# Reptile leather.



## whiteyluvsrum (Jun 10, 2016)

I have started doing some leather work recently, seen some youtube clips with people using exotic leather for inlays and such. It got me thinking about giving it a go myself with some cane toads and possibly my pet snakes when they pass away. Has anyone tanned than own reptile leather?

Whitey


----------



## pythoninfinite (Jun 10, 2016)

I've done it in the past, tanned snake skins will retain their pattern but lose all colour. You wouldn't be able to make items (and especially if you planned to sell them) with the skins of Australian snakes or any other protected fauna however because you need a permit to hold any part of any reptile. You might want to contact you state wildlife authority with regard to items for your own use. Although I believe Waterrat, a member here, had some difficulties a while a go when he wanted to skeletonise a deceased GTP from his collection.
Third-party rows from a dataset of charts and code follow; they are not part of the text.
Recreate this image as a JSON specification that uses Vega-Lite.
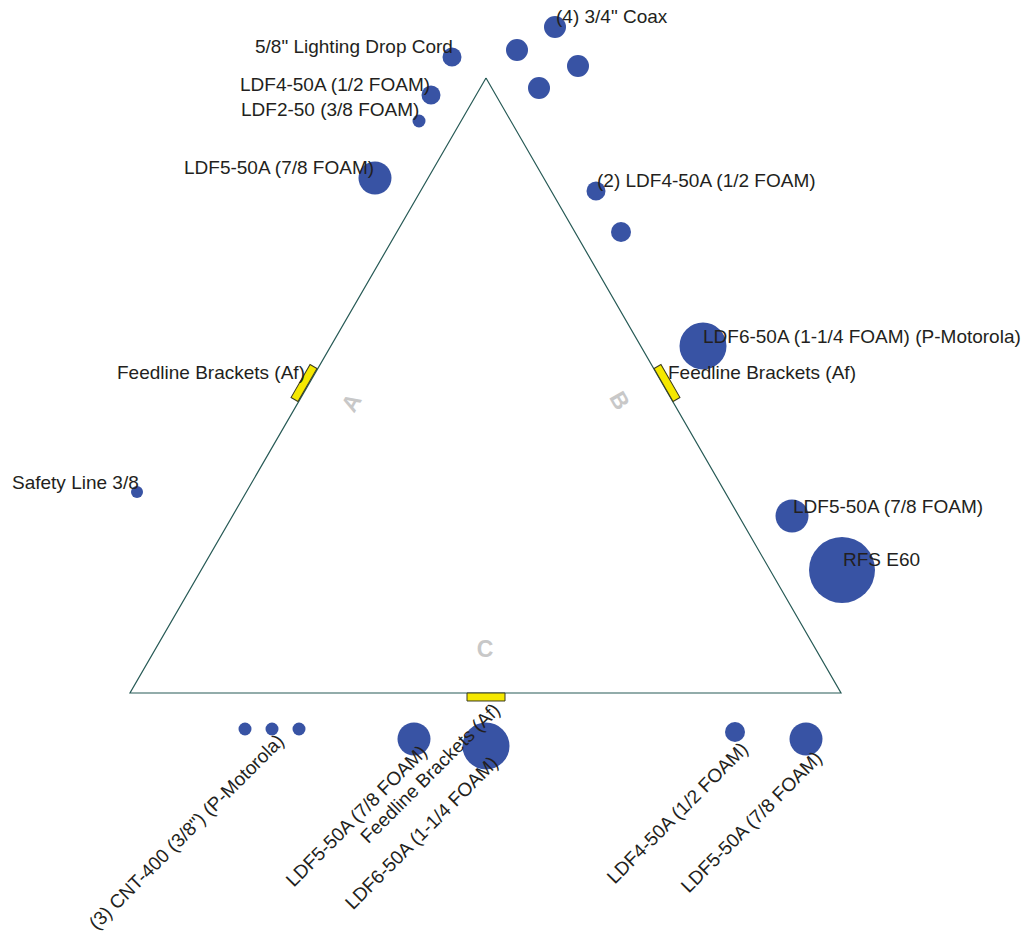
{
  "$schema": "https://vega.github.io/schema/vega-lite/v6.json",
  "width": 1026,
  "height": 934,
  "autosize": {"type": "none"},
  "padding": 0,
  "background": "white",
  "config": {"view": {"stroke": null}, "axis": {"disable": true}},
  "encoding": {
    "x": {"field": "x", "type": "quantitative", "scale": {"domain": [0, 1026], "nice": false, "zero": false}, "axis": null},
    "y": {"field": "y", "type": "quantitative", "scale": {"domain": [0, 934], "nice": false, "zero": false, "reverse": true}, "axis": null}
  },
  "layer": [
    {
      "data": {"values": [
        {"i": 0, "x": 486, "y": 78},
        {"i": 1, "x": 841, "y": 693},
        {"i": 2, "x": 130, "y": 693},
        {"i": 3, "x": 486, "y": 78}
      ]},
      "mark": {"type": "line", "color": "#275a56", "strokeWidth": 1.2},
      "encoding": {"order": {"field": "i", "type": "quantitative"}}
    },
    {
      "data": {"values": [
        {"face": "A", "x": 352, "y": 403, "a": 300},
        {"face": "B", "x": 619, "y": 401, "a": 60},
        {"face": "C", "x": 485, "y": 650, "a": 0}
      ]},
      "mark": {"type": "text", "font": "Liberation Sans", "fontWeight": "bold", "fontSize": 23, "color": "#c8c8c8", "align": "center", "baseline": "middle"},
      "encoding": {"text": {"field": "face"}, "angle": {"field": "a", "type": "quantitative", "scale": null}}
    },
    {
      "data": {"values": [
        {"x": 304, "y": 383, "a": 300},
        {"x": 667, "y": 383, "a": 60},
        {"x": 486, "y": 697, "a": 0}
      ]},
      "mark": {"type": "point", "filled": true, "shape": "M-1,-0.21L1,-0.21L1,0.21L-1,0.21Z", "size": 1444, "fill": "#f5e800", "stroke": "#3a3a20", "strokeWidth": 1, "opacity": 1},
      "encoding": {"angle": {"field": "a", "type": "quantitative", "scale": null}}
    },
    {
      "data": {"values": [
        {"x": 555, "y": 27, "d": 22},
        {"x": 517, "y": 50, "d": 22},
        {"x": 578, "y": 66, "d": 22},
        {"x": 539, "y": 88, "d": 22},
        {"x": 452, "y": 57, "d": 19},
        {"x": 431, "y": 95, "d": 19},
        {"x": 419, "y": 121, "d": 13},
        {"x": 375, "y": 178, "d": 33},
        {"x": 596, "y": 191, "d": 19},
        {"x": 621, "y": 232, "d": 20},
        {"x": 703, "y": 346, "d": 47},
        {"x": 792, "y": 516, "d": 33},
        {"x": 842, "y": 570, "d": 66},
        {"x": 137, "y": 492, "d": 12},
        {"x": 245, "y": 729, "d": 13},
        {"x": 272, "y": 729, "d": 13},
        {"x": 299, "y": 729, "d": 13},
        {"x": 414, "y": 739, "d": 33},
        {"x": 486, "y": 746, "d": 47},
        {"x": 735, "y": 732, "d": 20},
        {"x": 806, "y": 739, "d": 33}
      ]},
      "transform": [{"calculate": "datum.d * datum.d", "as": "area"}],
      "mark": {"type": "point", "filled": true, "shape": "circle", "color": "#3853a4", "opacity": 1},
      "encoding": {"size": {"field": "area", "type": "quantitative", "scale": null}}
    },
    {
      "data": {"values": [
        {"x": 556, "y": 17, "label": "(4) 3/4\" Coax"},
        {"x": 255, "y": 47, "label": "5/8\" Lighting Drop Cord"},
        {"x": 240, "y": 85, "label": "LDF4-50A (1/2 FOAM)"},
        {"x": 241, "y": 110, "label": "LDF2-50 (3/8 FOAM)"},
        {"x": 184, "y": 168, "label": "LDF5-50A (7/8 FOAM)"},
        {"x": 597, "y": 181, "label": "(2) LDF4-50A (1/2 FOAM)"},
        {"x": 703, "y": 337, "label": "LDF6-50A (1-1/4 FOAM) (P-Motorola)"},
        {"x": 668, "y": 373, "label": "Feedline Brackets (Af)"},
        {"x": 117, "y": 373, "label": "Feedline Brackets (Af)"},
        {"x": 12, "y": 483, "label": "Safety Line 3/8"},
        {"x": 793, "y": 507, "label": "LDF5-50A (7/8 FOAM)"},
        {"x": 843, "y": 560, "label": "RFS E60"}
      ]},
      "mark": {"type": "text", "font": "Liberation Sans", "fontSize": 19, "color": "#231f20", "align": "left", "baseline": "middle"},
      "encoding": {"text": {"field": "label"}}
    },
    {
      "data": {"values": [
        {"x": 281, "y": 738, "label": "(3) CNT-400 (3/8\") (P-Motorola)"},
        {"x": 424, "y": 749, "label": "LDF5-50A (7/8 FOAM)"},
        {"x": 497, "y": 707, "label": "Feedline Brackets (Af)"},
        {"x": 495, "y": 760, "label": "LDF6-50A (1-1/4 FOAM)"},
        {"x": 745, "y": 746, "label": "LDF4-50A (1/2 FOAM)"},
        {"x": 819, "y": 755, "label": "LDF5-50A (7/8 FOAM)"}
      ]},
      "mark": {"type": "text", "font": "Liberation Sans", "fontSize": 19, "color": "#231f20", "align": "right", "baseline": "middle", "angle": 315},
      "encoding": {"text": {"field": "label"}}
    }
  ]
}
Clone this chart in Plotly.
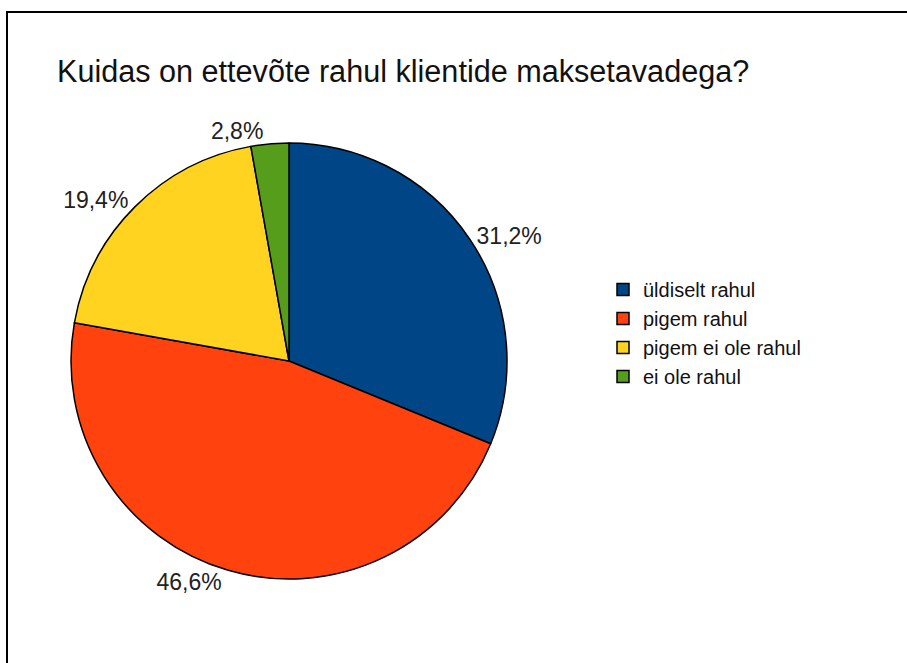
import plotly.graph_objects as go

labels = ["üldiselt rahul", "pigem rahul", "pigem ei ole rahul", "ei ole rahul"]
values = [31.2, 46.6, 19.4, 2.8]
colors = ["#004586", "#ff420e", "#ffd320", "#579d1c"]
title = "Kuidas on ettevõte rahul klientide maksetavadega?"

W, H = 907, 663
cx, cy, r = 289, 361, 218

fig = go.Figure(go.Pie(
    labels=labels, values=values, sort=False, direction="clockwise", rotation=0,
    marker=dict(colors=colors, line=dict(color="black", width=1.5)),
    textposition="outside", texttemplate="%{percent:.1%}",
    textfont=dict(family="Liberation Sans, Arial", size=23, color="#222"),
    domain=dict(x=[(cx - r) / W, (cx + r) / W], y=[(H - cy - r) / H, (H - cy + r) / H]),
    showlegend=True,
))

fig.update_layout(
    width=W, height=H, margin=dict(l=0, r=0, t=0, b=0),
    paper_bgcolor="white", plot_bgcolor="white",
    separators=",.",
    font=dict(family="Liberation Sans, Arial", color="black"),
    title=dict(text=title, x=57 / W, xanchor="left", xref="paper",
               y=1 - 71 / H, yanchor="middle", yref="paper",
               font=dict(size=30.6, color="#111")),
    legend=dict(x=603 / W, xanchor="left", y=1 - 270 / H, yanchor="top",
                font=dict(size=20, color="#111"), traceorder="normal",
                itemwidth=30, bgcolor="rgba(0,0,0,0)", tracegroupgap=0),
    shapes=[dict(type="rect", xref="paper", yref="paper",
                 x0=7 / W, x1=1.02, y0=-0.02, y1=1 - 12 / H,
                 line=dict(color="black", width=2))],
)

fig.write_html("out.html")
He may read this and comment.

Jamie


----------



## whiteyluvsrum (Jun 10, 2016)

They are already on permit as I would only use my own reptiles after they passed of natural causes for my own personal use. I wouldn't think it would be an issue as they are already on record and would only be disposed of after death? But we are talking about the government so I wouldn't be surprised if it's a no go.


----------



## pythoninfinite (Jun 10, 2016)

They're on a reptile keeper permit. I'm sure they will find a reason to say no, but give it a go.

Jamie


----------